Exercise instructions =>
Skipping all pictures, set down the lines of the listing from the first through the one with "const height = 499;".
※
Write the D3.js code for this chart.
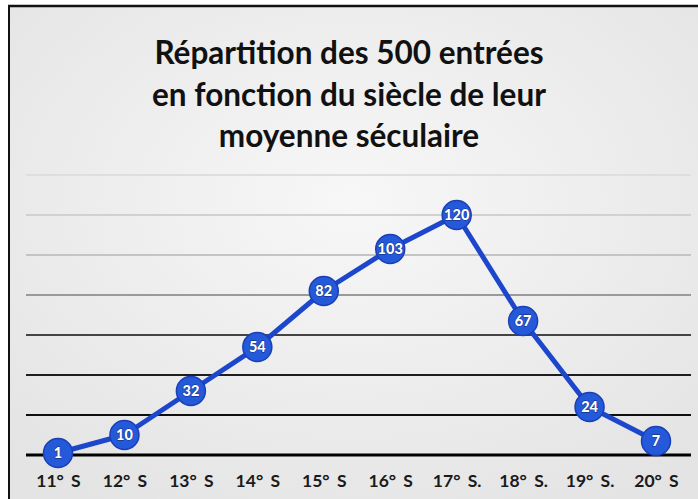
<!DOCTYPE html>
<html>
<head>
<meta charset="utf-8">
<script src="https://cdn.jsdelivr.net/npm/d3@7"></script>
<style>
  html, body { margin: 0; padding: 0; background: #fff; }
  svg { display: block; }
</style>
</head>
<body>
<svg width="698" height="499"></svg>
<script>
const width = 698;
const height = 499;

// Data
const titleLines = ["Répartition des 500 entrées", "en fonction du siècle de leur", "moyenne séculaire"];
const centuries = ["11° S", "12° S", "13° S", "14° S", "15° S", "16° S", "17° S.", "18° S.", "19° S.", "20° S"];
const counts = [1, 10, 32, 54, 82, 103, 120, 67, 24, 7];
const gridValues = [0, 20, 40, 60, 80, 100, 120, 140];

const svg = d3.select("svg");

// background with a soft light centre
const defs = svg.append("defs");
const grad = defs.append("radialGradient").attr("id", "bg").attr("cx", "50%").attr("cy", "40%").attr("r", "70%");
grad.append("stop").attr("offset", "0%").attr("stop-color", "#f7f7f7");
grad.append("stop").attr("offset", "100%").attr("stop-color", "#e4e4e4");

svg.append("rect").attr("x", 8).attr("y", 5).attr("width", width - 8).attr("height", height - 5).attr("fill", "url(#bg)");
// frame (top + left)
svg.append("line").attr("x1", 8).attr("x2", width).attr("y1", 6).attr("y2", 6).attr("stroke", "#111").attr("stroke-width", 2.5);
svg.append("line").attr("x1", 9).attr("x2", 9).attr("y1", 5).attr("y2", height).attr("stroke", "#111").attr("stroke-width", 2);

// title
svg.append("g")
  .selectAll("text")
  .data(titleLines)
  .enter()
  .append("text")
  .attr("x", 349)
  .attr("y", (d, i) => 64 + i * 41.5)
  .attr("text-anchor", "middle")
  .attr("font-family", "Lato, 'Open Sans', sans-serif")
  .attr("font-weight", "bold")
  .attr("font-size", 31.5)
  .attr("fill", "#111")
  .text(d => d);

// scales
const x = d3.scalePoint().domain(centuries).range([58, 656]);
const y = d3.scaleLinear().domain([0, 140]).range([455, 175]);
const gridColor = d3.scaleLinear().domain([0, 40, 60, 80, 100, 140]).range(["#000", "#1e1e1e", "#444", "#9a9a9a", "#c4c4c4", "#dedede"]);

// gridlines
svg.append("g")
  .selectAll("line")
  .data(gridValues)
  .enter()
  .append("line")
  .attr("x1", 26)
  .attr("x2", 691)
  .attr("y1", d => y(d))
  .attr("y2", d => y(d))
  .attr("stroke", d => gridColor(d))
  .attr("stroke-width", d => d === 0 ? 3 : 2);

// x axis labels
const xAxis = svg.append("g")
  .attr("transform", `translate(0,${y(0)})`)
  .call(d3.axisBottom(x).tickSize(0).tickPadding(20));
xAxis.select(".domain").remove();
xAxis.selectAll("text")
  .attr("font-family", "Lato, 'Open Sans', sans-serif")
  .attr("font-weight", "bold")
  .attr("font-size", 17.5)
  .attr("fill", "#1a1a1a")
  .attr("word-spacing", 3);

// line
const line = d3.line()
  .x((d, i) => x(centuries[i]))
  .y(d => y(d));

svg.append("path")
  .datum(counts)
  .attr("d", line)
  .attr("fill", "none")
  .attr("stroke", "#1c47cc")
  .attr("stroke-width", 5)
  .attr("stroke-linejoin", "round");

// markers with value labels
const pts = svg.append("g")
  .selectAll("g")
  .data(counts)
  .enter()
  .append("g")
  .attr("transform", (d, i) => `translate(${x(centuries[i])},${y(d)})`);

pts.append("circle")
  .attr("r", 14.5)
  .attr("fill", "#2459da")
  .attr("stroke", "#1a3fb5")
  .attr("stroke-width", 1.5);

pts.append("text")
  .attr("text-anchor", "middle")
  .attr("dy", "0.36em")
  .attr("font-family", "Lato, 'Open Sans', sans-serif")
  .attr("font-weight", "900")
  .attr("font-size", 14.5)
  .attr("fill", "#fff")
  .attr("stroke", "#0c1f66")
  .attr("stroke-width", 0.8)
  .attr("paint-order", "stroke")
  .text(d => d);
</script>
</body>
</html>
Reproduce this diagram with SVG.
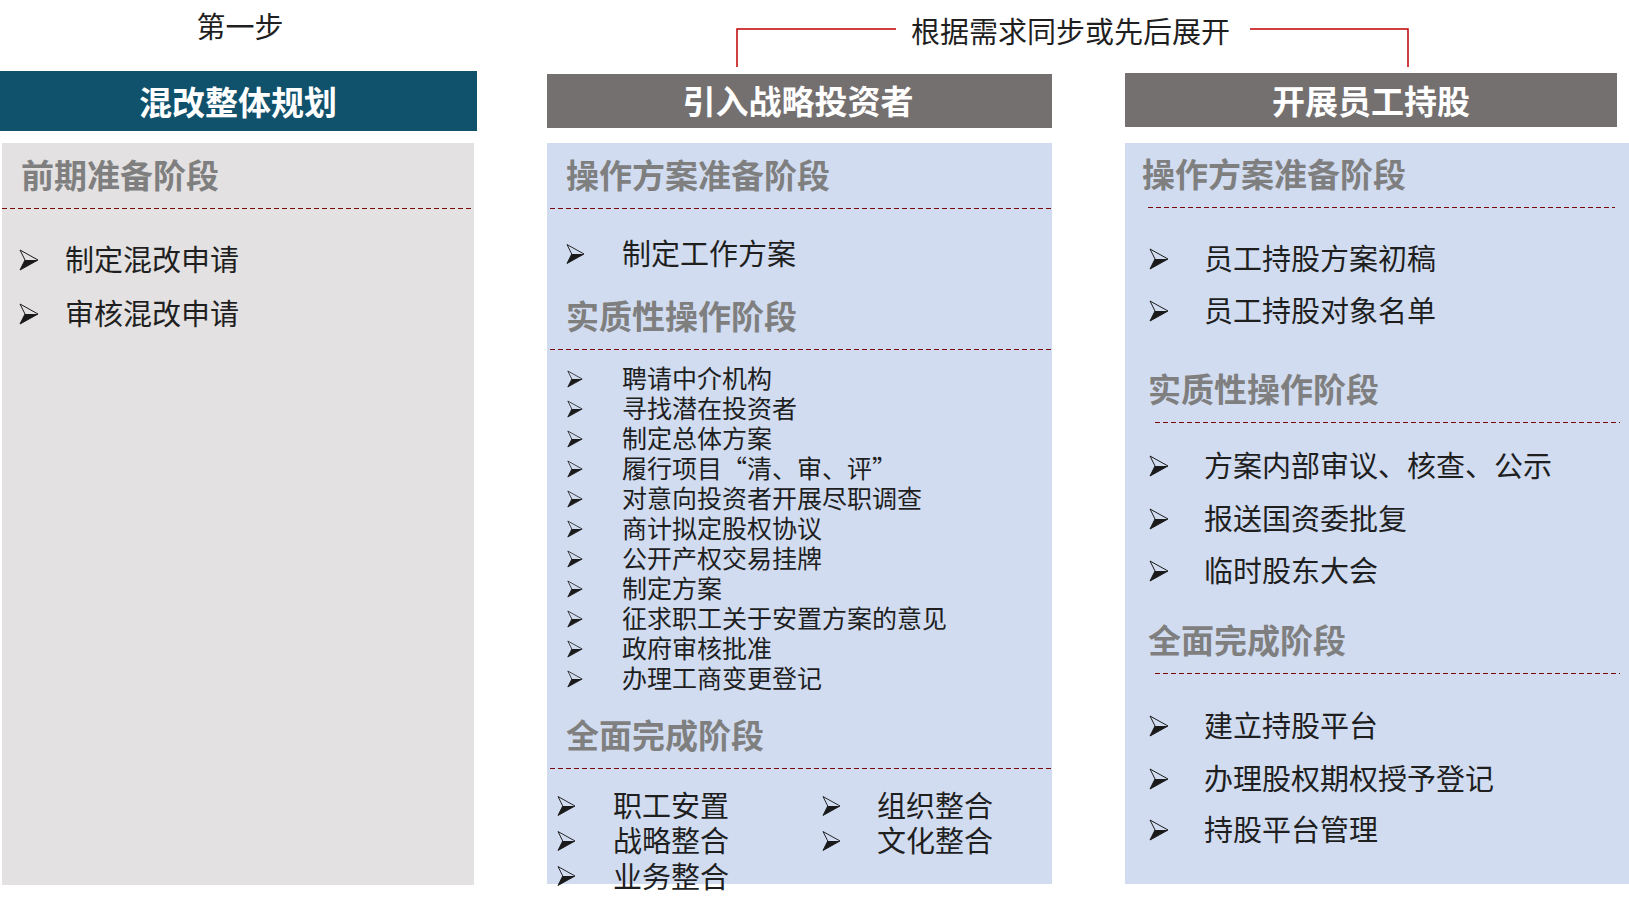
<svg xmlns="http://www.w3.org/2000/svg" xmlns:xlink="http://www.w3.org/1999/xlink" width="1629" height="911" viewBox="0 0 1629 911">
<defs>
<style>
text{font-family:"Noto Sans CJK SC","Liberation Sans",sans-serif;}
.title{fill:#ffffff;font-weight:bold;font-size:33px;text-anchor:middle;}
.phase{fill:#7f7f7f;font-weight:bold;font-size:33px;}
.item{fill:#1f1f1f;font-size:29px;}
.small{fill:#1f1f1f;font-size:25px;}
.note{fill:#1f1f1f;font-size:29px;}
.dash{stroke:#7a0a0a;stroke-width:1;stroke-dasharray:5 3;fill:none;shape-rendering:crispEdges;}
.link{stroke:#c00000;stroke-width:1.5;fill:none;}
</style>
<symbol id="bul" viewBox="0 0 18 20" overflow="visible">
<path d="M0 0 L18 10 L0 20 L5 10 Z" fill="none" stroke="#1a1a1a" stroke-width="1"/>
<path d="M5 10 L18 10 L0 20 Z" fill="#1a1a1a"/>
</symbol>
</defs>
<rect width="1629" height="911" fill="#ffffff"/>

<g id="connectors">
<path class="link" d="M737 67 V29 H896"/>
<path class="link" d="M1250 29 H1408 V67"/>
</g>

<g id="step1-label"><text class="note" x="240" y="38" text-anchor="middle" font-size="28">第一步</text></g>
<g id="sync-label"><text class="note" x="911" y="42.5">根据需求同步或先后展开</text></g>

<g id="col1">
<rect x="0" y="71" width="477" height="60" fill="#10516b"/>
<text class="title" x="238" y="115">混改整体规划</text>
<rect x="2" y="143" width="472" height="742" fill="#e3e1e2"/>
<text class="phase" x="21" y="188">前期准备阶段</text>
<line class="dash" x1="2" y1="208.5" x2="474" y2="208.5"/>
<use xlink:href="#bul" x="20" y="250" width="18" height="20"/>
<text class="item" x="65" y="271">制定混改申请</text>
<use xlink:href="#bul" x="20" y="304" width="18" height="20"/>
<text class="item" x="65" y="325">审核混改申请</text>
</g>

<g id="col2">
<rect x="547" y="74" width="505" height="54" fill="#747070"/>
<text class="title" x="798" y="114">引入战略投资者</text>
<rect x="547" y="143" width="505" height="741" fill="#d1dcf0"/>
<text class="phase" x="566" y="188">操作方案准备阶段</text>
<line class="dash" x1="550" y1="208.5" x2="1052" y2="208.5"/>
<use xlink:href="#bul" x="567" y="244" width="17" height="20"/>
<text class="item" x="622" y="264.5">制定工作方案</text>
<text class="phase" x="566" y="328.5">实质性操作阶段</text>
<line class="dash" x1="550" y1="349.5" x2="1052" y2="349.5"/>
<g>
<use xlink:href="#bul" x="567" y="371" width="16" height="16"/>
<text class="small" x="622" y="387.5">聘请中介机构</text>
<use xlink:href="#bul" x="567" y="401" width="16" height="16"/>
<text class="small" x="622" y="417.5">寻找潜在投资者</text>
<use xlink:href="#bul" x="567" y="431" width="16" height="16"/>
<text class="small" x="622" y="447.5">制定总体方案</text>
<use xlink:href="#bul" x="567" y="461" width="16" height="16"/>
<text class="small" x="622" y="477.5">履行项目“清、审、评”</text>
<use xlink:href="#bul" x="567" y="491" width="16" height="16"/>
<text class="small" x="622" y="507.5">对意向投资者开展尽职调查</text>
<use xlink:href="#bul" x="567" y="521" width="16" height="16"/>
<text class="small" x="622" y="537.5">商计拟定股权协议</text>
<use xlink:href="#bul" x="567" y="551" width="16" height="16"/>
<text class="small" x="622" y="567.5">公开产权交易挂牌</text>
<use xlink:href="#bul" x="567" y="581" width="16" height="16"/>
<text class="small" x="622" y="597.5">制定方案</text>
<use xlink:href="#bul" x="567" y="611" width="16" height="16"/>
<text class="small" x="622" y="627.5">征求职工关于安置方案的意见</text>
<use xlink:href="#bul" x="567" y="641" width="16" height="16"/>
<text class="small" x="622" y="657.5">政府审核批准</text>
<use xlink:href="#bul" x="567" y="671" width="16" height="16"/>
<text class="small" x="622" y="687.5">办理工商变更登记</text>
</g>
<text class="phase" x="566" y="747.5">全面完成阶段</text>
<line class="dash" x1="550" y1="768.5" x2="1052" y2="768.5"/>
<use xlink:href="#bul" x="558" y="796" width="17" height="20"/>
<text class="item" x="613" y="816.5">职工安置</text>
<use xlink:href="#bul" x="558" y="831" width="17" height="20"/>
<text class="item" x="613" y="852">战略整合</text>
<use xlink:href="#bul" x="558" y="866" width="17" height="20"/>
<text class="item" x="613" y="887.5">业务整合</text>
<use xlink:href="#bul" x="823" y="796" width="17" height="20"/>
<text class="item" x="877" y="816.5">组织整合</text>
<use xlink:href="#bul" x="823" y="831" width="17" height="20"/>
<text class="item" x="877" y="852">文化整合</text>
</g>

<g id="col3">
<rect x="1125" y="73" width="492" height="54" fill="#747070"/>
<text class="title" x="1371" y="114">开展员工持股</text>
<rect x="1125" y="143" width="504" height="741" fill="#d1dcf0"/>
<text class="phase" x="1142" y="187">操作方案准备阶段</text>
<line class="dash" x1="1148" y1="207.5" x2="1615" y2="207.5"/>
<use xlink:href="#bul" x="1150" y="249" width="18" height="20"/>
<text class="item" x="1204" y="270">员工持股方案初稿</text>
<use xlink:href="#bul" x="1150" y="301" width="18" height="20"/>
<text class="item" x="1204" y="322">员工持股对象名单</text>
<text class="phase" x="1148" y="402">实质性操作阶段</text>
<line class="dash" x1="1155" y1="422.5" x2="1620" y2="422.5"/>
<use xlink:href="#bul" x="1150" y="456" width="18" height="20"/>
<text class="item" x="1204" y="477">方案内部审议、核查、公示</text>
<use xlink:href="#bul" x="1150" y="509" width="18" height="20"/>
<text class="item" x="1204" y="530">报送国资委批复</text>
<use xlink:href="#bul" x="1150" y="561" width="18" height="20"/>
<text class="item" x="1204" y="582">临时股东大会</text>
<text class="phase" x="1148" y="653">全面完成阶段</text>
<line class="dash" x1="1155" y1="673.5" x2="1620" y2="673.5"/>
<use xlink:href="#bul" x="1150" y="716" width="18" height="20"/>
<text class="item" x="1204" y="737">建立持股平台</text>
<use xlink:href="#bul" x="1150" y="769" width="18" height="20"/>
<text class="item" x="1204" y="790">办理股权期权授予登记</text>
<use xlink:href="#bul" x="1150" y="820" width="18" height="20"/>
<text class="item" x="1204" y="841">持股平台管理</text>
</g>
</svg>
※
Solution for this task =>
Write the D3.js code for this chart.
<!DOCTYPE html>
<html>
<head>
<meta charset="utf-8">
<script src="https://cdn.jsdelivr.net/npm/d3@7"></script>
<style>
  html, body { margin: 0; padding: 0; background: #fff; }
  svg { display: block; }
</style>
</head>
<body>
<svg width="698" height="499"></svg>
<script>
const width = 698;
const height = 499;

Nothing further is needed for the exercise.